てことで、今日はまず2部から。14時スタートで18時25分まで。結構長い。

最初は「薫樹累物語」。出だしの豆腐屋の段で、ベテラン太夫陣があまり声が出ておらず、段々睡魔に襲われだす。しかし、後半高尾の亡霊登場で目が覚める。こういう場面転換的な仕掛けが文楽は面白い。
話の筋としては、妹の累が谷蔵と祝言あげることに嫉妬した高尾の怨念によって、その容貌が変わり果ててしまう、という無茶な展開。なんでもありな文楽やから、ちょっと突っ込む程度にしとくけど、この件がこの先の筋書きの中心になってくるわけだ。

続いて、埴生村の段、咲甫さん、團七さん登場。自分の故郷に戻って与右衛門と名をかえた谷蔵と鏡をみること禁じられて容貌の変化に気づいていない累はひっそりとくらしている。咲甫さん、地味な場面の丁寧な語りが印象的だ。後半は千歳さんと富助さん、みにくい顔に気づいた累が動き出し話は急展開。千歳富助で盛り上げていく。累の和生さん、与右衛門の玉男さんも熱演だ

そして、土橋の段、身を投げようと向かった累を追う与右衛門、その前に通りかかった金五郎と歌潟姫の二人連れによって話が複雑になる。更に嫉妬に狂う累は歌潟姫に襲い掛かる。それを止める与右衛門、そしてとうとう累にとどめをさす。この場面は呂勢さんと清治さん。呂勢さん狂った累を語りながらその不憫さが伝わる。そして清治さんはあくまでクールに。最後の累と与右衛門の立ち回り~このチラシの場面~は和生さんが圧巻だった。

まあ、主要キャストが当然のように死ぬのが文楽だ。この演目初めてだったけど十分楽しめた。

そして次は「伊勢音頭恋寝刀」、刀をモチーフにした話だ。簡単に言えば、主人筋から盗まれた銘刀を福岡貢が取り返そうとする中で、女郎屋が舞台になって人間模様が展開され、最後はやっぱり…という話だ。

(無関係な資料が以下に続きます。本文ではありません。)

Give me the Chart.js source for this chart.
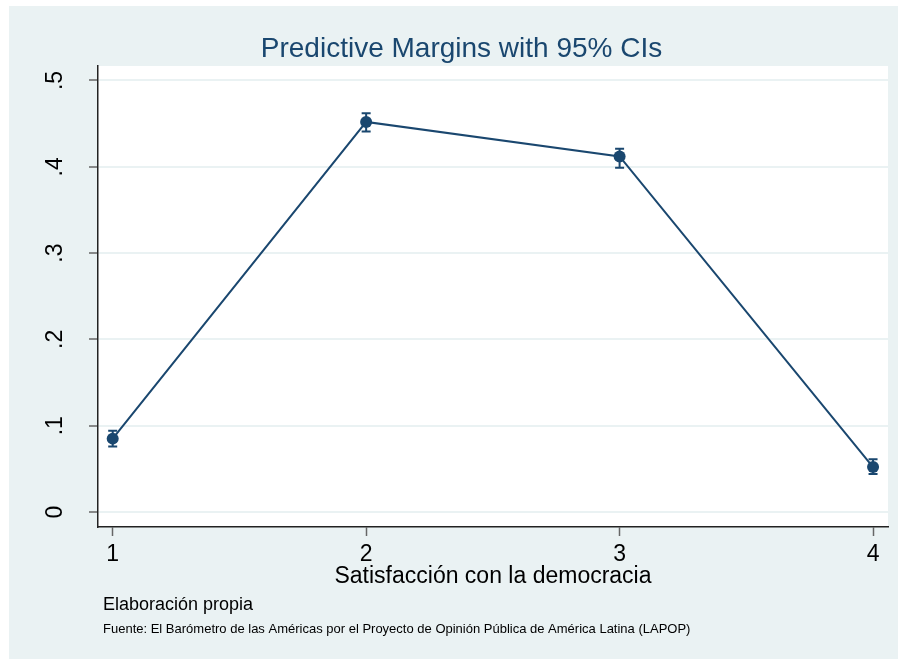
<!DOCTYPE html>
<html>
<head>
<meta charset="utf-8">
<script src="https://cdn.jsdelivr.net/npm/chart.js@4/dist/chart.umd.min.js"></script>
<style>
  html, body { margin: 0; padding: 0; background: #fff; }
  canvas { display: block; }
</style>
</head>
<body>
<canvas id="marginsChart" width="898" height="659"></canvas>
<script>
// values
const categories = [1, 2, 3, 4];
const xTickLabels = ["1", "2", "3", "4"];
const margins = [0.085, 0.452, 0.412, 0.052];
const ciLow = [0.076, 0.441, 0.399, 0.044];
const ciHigh = [0.094, 0.462, 0.421, 0.061];
const yTicks = [0, 0.1, 0.2, 0.3, 0.4, 0.5];
const yTickLabels = ["0", ".1", ".2", ".3", ".4", ".5"];

const titleText = "Predictive Margins with 95% CIs";
const xTitleText = "Satisfacción con la democracia";
const noteText = "Elaboración propia";
const sourceText = "Fuente: El Barómetro de las Américas por el Proyecto de Opinión Pública de América Latina (LAPOP)";

const navy = "#1a476f";
const bgGray = "#eaf2f3";
const fontFamily = "'Liberation Sans', Arial, sans-serif";

const backgroundPlugin = {
    id: "stataBackground",
    beforeDraw(chart) {
        const { ctx, chartArea } = chart;
        ctx.save();
        ctx.fillStyle = "#ffffff";
        ctx.fillRect(0, 0, chart.width, chart.height);
        ctx.fillStyle = bgGray;
        ctx.fillRect(9, 6, chart.width - 9, chart.height - 6);
        ctx.fillStyle = "#ffffff";
        ctx.fillRect(chartArea.left, chartArea.top, chartArea.right - chartArea.left, chartArea.bottom - chartArea.top);
        ctx.restore();
    },
};

// confidence intervals, drawn under the markers
const errorBarPlugin = {
    id: "errorBars",
    beforeDatasetsDraw(chart) {
        const { ctx, scales } = chart;
        ctx.save();
        ctx.strokeStyle = navy;
        ctx.lineWidth = 2;
        categories.forEach((c, i) => {
            const x = scales.x.getPixelForValue(c);
            const yLo = scales.y.getPixelForValue(ciLow[i]);
            const yHi = scales.y.getPixelForValue(ciHigh[i]);
            ctx.beginPath();
            ctx.moveTo(x, yLo);
            ctx.lineTo(x, yHi);
            ctx.moveTo(x - 4.5, yLo);
            ctx.lineTo(x + 4.5, yLo);
            ctx.moveTo(x - 4.5, yHi);
            ctx.lineTo(x + 4.5, yHi);
            ctx.stroke();
        });
        ctx.restore();
    },
};

const textPlugin = {
    id: "stataText",
    afterDraw(chart) {
        const { ctx, scales, chartArea } = chart;
        ctx.save();

        ctx.fillStyle = navy;
        ctx.font = "28px " + fontFamily;
        ctx.textAlign = "center";
        ctx.textBaseline = "alphabetic";
        ctx.fillText(titleText, 461.5, 57);

        ctx.fillStyle = "#000";
        ctx.font = "23px " + fontFamily;
        categories.forEach((c, i) => {
            ctx.fillText(xTickLabels[i], scales.x.getPixelForValue(c), 561);
        });

        yTicks.forEach((v, i) => {
            ctx.save();
            ctx.translate(62, scales.y.getPixelForValue(v));
            ctx.rotate(-Math.PI / 2);
            ctx.textAlign = "center";
            ctx.fillText(yTickLabels[i], 0, 0);
            ctx.restore();
        });

        ctx.fillText(xTitleText, (chartArea.left + chartArea.right) / 2, 583);

        ctx.textAlign = "left";
        ctx.font = "18px " + fontFamily;
        ctx.fillText(noteText, 103, 610);
        ctx.font = "13px " + fontFamily;
        ctx.fillText(sourceText, 103, 633);

        ctx.restore();
    },
};

new Chart(document.getElementById("marginsChart"), {
    type: "line",
    data: {
        datasets: [
            {
                data: categories.map((c, i) => ({ x: c, y: margins[i] })),
                borderColor: navy,
                borderWidth: 2,
                backgroundColor: navy,
                pointBackgroundColor: navy,
                pointBorderWidth: 0,
                pointRadius: 6,
                tension: 0,
                fill: false,
            },
        ],
    },
    options: {
        responsive: false,
        devicePixelRatio: 1,
        animation: false,
        layout: { padding: { top: 66, right: 10, left: 0, bottom: 0 } },
        plugins: {
            legend: { display: false },
            tooltip: { enabled: false },
            title: { display: false },
        },
        scales: {
            x: {
                type: "linear",
                min: 0.942,
                max: 4.059,
                afterBuildTicks: (scale) => {
                    scale.ticks = categories.map((v) => ({ value: v }));
                },
                afterFit: (scale) => {
                    scale.height = 132;
                },
                ticks: { display: false },
                grid: {
                    drawOnChartArea: false,
                    drawTicks: true,
                    tickLength: 9,
                    tickColor: "#666",
                    tickWidth: 1.5,
                },
                border: { display: true, color: "#222", width: 1.5 },
            },
            y: {
                type: "linear",
                min: -0.0174,
                max: 0.5168,
                afterBuildTicks: (scale) => {
                    scale.ticks = yTicks.map((v) => ({ value: v }));
                },
                afterFit: (scale) => {
                    scale.width = 98;
                },
                ticks: { display: false },
                grid: {
                    color: bgGray,
                    lineWidth: 2,
                    drawTicks: true,
                    tickLength: 9,
                    tickColor: "#666",
                    tickWidth: 1.5,
                },
                border: { display: true, color: "#222", width: 1.5 },
            },
        },
    },
    plugins: [backgroundPlugin, errorBarPlugin, textPlugin],
});
</script>
</body>
</html>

まず古市油屋の段、ここはもう津駒さんが圧倒的だ。遊女お紺、仲居万野、料理人喜助とか、癖のある人物が次々登場するのだけれど、それぞれの演じ分けがなかなかすごい。4月公演の時も思ったけど、やっぱり今一番聴きたい人だ。とりわけ、万野の意地の悪さが印象的だった。そして寛治さん、熱い津駒さんに、さらっとでも的確に音を入れていく。とてもいいコンビだ。もちろん人形は、貢の勘十郎さんとお紺の簑助さん。本心隠すお紺と荒れる貢、丁々発止だけど女が強い。

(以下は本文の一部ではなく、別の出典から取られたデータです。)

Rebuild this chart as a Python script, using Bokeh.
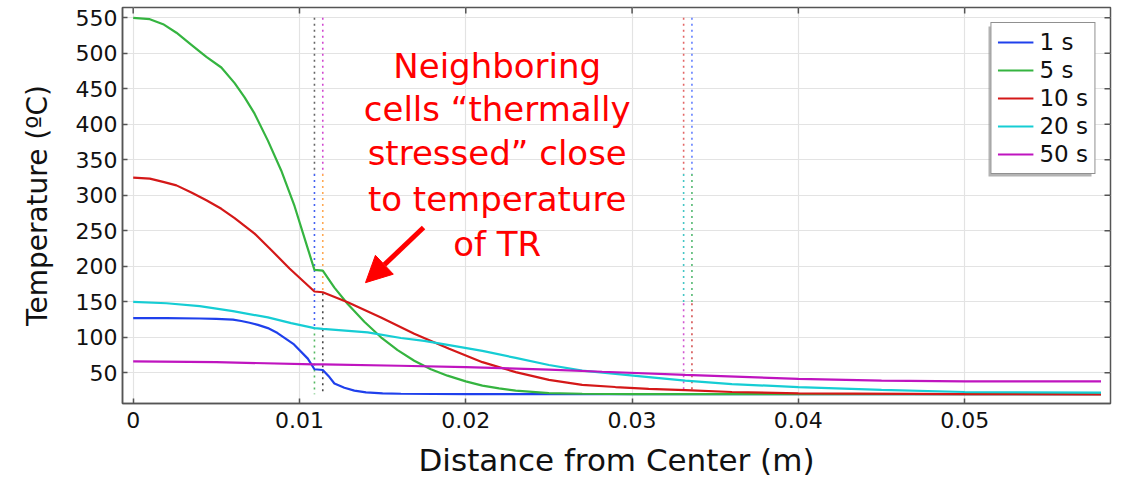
from bokeh.plotting import figure
from bokeh.models import (Range1d, FixedTicker, Legend, LegendItem,
                          Arrow, NormalHead, BoxAnnotation, ColumnDataSource)
from bokeh.core.properties import value
from bokeh.embed import file_html
from bokeh.resources import INLINE

FONT = "DejaVu Sans"

# ---------------- data ----------------
x_1s = [0, 0.002, 0.004, 0.005, 0.006, 0.0065, 0.007, 0.0075, 0.0081, 0.00868, 0.00967, 0.0105,
        0.0109, 0.0114, 0.0118, 0.0121, 0.0127, 0.0133, 0.014, 0.015, 0.0161, 0.02, 0.03, 0.04,
        0.05, 0.0582]
t_1s = [127, 127, 126.5, 126, 125, 123, 120.5, 117.5, 113, 106, 90, 70,
        55, 54, 44, 35, 29, 25, 22.5, 21, 20.5, 20, 20, 20,
        20, 20]

x_5s = [0, 0.001, 0.0018, 0.0026, 0.0035, 0.0044, 0.0053, 0.0061, 0.0067, 0.0073, 0.0081, 0.0089,
        0.0097, 0.0105, 0.0109, 0.0114, 0.0121, 0.0129, 0.0139, 0.0149, 0.0159, 0.0169,
        0.0179, 0.0189, 0.02, 0.021, 0.022, 0.023, 0.025, 0.027, 0.03, 0.04, 0.05, 0.0582]
t_5s = [550, 548, 541, 529, 512, 495, 480, 458, 438, 415, 377, 335,
        285, 225, 195, 194, 170, 147, 122, 100, 82, 67,
        55, 46, 38, 32, 28, 25, 21.5, 20.5, 20, 20, 20, 20]

x_10s = [0, 0.001, 0.0018, 0.0026, 0.0035, 0.0044, 0.0053, 0.0061, 0.0073, 0.0083, 0.0094,
         0.0109, 0.0114, 0.0129, 0.0149, 0.0169, 0.019, 0.021, 0.023, 0.025, 0.027, 0.029,
         0.031, 0.0332, 0.036, 0.04, 0.05, 0.0582]
t_10s = [325, 323.5, 319, 314, 304, 293, 281, 268, 246, 223, 197,
         164.5, 163.5, 149.5, 128, 105, 84, 65, 51, 40, 33, 30,
         27.5, 25.5, 23, 21, 20, 19.5]

x_20s = [0, 0.002, 0.004, 0.006, 0.0081, 0.0095, 0.0109, 0.0114, 0.0141, 0.0161, 0.0175,
         0.019, 0.021, 0.023, 0.025, 0.027, 0.029, 0.031, 0.0332, 0.036, 0.04, 0.045, 0.05, 0.0582]
t_20s = [150, 148, 144, 137, 128, 120, 113, 112, 107, 99, 95,
         89, 81, 71, 61, 53, 48.5, 44, 39, 34, 30, 26, 23, 22]

x_50s = [0, 0.005, 0.0109, 0.0114, 0.016, 0.02, 0.025, 0.0282, 0.0332, 0.04, 0.045, 0.05, 0.0582]
t_50s = [66, 65, 62, 61.8, 60, 58, 54.5, 51.5, 47, 41.5, 39, 38, 38]

series_names = ["1 s", "5 s", "10 s", "20 s", "50 s"]
series_x = [x_1s, x_5s, x_10s, x_20s, x_50s]
series_t = [t_1s, t_5s, t_10s, t_20s, t_50s]
series_colors = ["#1f40ec", "#35b440", "#d41818", "#16cdd4", "#bf14bf"]

# vertical dotted marker lines (cell boundaries), segment by segment
vline_x = [0.0109, 0.0109, 0.0109, 0.0114, 0.0114, 0.0114,
           0.0331, 0.0331, 0.0331, 0.0336, 0.0336, 0.0336]
vline_top = [550, 330, 114, 550, 330, 162, 550, 330, 148, 550, 330, 148]
vline_bot = [330, 114, 20, 330, 162, 20, 330, 148, 20, 330, 148, 20]
vline_color = ["#555555", "#3050f0", "#40b050", "#cc33cc", "#ffa040", "#333333",
               "#e05555", "#30c0c0", "#cc44cc", "#5070ff", "#40b060", "#d04040"]

x_ticks = [0, 0.01, 0.02, 0.03, 0.04, 0.05]
x_tick_labels = ["0", "0.01", "0.02", "0.03", "0.04", "0.05"]
y_ticks = [50, 100, 150, 200, 250, 300, 350, 400, 450, 500, 550]

note_lines = ["Neighboring", "cells \u201cthermally", "stressed\u201d close",
              "to temperature", "of TR"]

# ---------------- figure ----------------
X0, X1 = -0.000643, 0.05877
Y0, Y1 = 6.8, 564.5
W, H = 1129, 485
ML, MR, MT, MB = 122, 19, 7, 82
px_x = (X1 - X0) / (W - ML - MR)   # data units per pixel
px_y = (Y1 - Y0) / (H - MT - MB)

p = figure(width=W, height=H, output_backend="svg", toolbar_location=None,
           x_range=Range1d(X0, X1), y_range=Range1d(Y0, Y1),
           min_border_left=ML, min_border_right=MR, min_border_top=MT, min_border_bottom=MB)
p.background_fill_color = "white"
p.border_fill_color = "white"
p.outline_line_color = "#555555"
p.outline_line_width = 1.5

AX_COL = "#555555"
xt = FixedTicker(ticks=x_ticks)
yt = FixedTicker(ticks=y_ticks)

xa = p.xaxis[0]
xa.ticker = xt
xa.major_label_overrides = {t: l for t, l in zip(x_ticks, x_tick_labels)}
xa.axis_label = "Distance from Center (m)"
ya = p.yaxis[0]
ya.ticker = yt
ya.axis_label = "Temperature (\u00baC)"

for ax in (xa, ya):
    ax.axis_line_color = AX_COL
    ax.axis_line_width = 1.5
    ax.major_tick_line_color = AX_COL
    ax.major_tick_line_width = 1.5
    ax.major_tick_in = 5
    ax.major_tick_out = 0
    ax.minor_tick_line_color = None
    ax.major_label_text_font = FONT
    ax.major_label_text_font_size = "22px"
    ax.major_label_text_color = "#111111"
    ax.axis_label_text_font = FONT
    ax.axis_label_text_font_style = "normal"
    ax.axis_label_text_color = "#111111"
xa.axis_label_text_font_size = "31px"
ya.axis_label_text_font_size = "28px"
xa.major_label_standoff = 8
xa.axis_label_standoff = 11
ya.major_label_standoff = 5
ya.axis_label_standoff = 19

p.xgrid.ticker = xt
p.ygrid.ticker = yt
p.xgrid.grid_line_color = "#e3e3e3"
p.ygrid.grid_line_color = "#e3e3e3"
p.xgrid.grid_line_width = 1.2
p.ygrid.grid_line_width = 1.2

# inner tick marks on the top and right edges of the frame
p.segment(x0=x_ticks, y0=[Y1] * len(x_ticks), x1=x_ticks, y1=[Y1 - 6 * px_y] * len(x_ticks),
          line_color=AX_COL, line_width=1.5)
p.segment(x0=[X1] * len(y_ticks), y0=y_ticks, x1=[X1 - 6 * px_x] * len(y_ticks), y1=y_ticks,
          line_color=AX_COL, line_width=1.5)

# dotted vertical lines
vsrc = ColumnDataSource(dict(x=vline_x, top=vline_top, bot=vline_bot, c=vline_color))
p.segment(x0="x", y0="top", x1="x", y1="bot", source=vsrc, line_color="c",
          line_width=1.6, line_dash="2 4", line_alpha=0.9)

# series
renderers = []
for name, xs, ts, col in zip(series_names, series_x, series_t, series_colors):
    r = p.line(xs, ts, line_color=col, line_width=2.2)
    renderers.append(r)

# annotation text
note_x = 0.02189
note_baselines = [482.8, 422.0, 358.9, 295.5, 232.0]
p.text(x=[note_x] * len(note_lines), y=note_baselines, text=note_lines,
       text_font=value(FONT), text_font_size="34px", text_color="#ff0000",
       text_align="center", text_baseline="alphabetic")

p.add_layout(Arrow(end=NormalHead(size=26, fill_color="#ff0000", line_color="#ff0000"),
                   x_start=0.01746, y_start=254.6, x_end=0.01397, y_end=177,
                   line_color="#ff0000", line_width=5))

# legend shadow
p.add_layout(BoxAnnotation(left=988, right=1091, top=26, bottom=176,
                           left_units="canvas", right_units="canvas",
                           top_units="canvas", bottom_units="canvas",
                           fill_color="#9a9a9a", fill_alpha=0.75, line_color=None))

legend = Legend(items=[LegendItem(label=n, renderers=[r]) for n, r in zip(series_names, renderers)],
                location="top_right", margin=15, padding=6, spacing=2,
                glyph_width=36, glyph_height=20, label_height=26, label_standoff=6,
                label_text_font=FONT, label_text_font_size="23px", label_text_color="#111111",
                label_text_baseline="middle",
                border_line_color="#222222", border_line_width=1.2,
                background_fill_color="white", background_fill_alpha=1.0)
p.add_layout(legend)

open("out.html", "w").write(file_html(p, INLINE))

そして、奥庭十人斬りの段、本物の刀を手にした貢が、お紺と喜助以外の登場人物を斬って斬って斬りまくる。もう完全にぶっ飛んでる。しかも女の手や子供の足を斬り飛ばす。でもこんな演出江戸時代からやっていたのか。少しやり過ぎの感じもあるけど。それで、本物の刀と折紙(鑑定書)を持って貢は主家のもとに届けに走るんだそうだ。いや恐ろしい侍だ。
落語ファンの人なら知っていると思うけど、京都が舞台で「妖刀村正」をモチーフにした「大丸屋騒動」て噺があって、そっちも村正が人を斬りまくるうんだけど、話としてはそっちの方がよほどよく出来ていると思う。
まあ、文楽の主題は話の完成度じゃないからいいんだけどね。

てことで、文楽2部とても楽しかった。もう一度行きたいところだけど8月9日までなかなか忙しい。
明日は1部に行く。これも楽しみだ。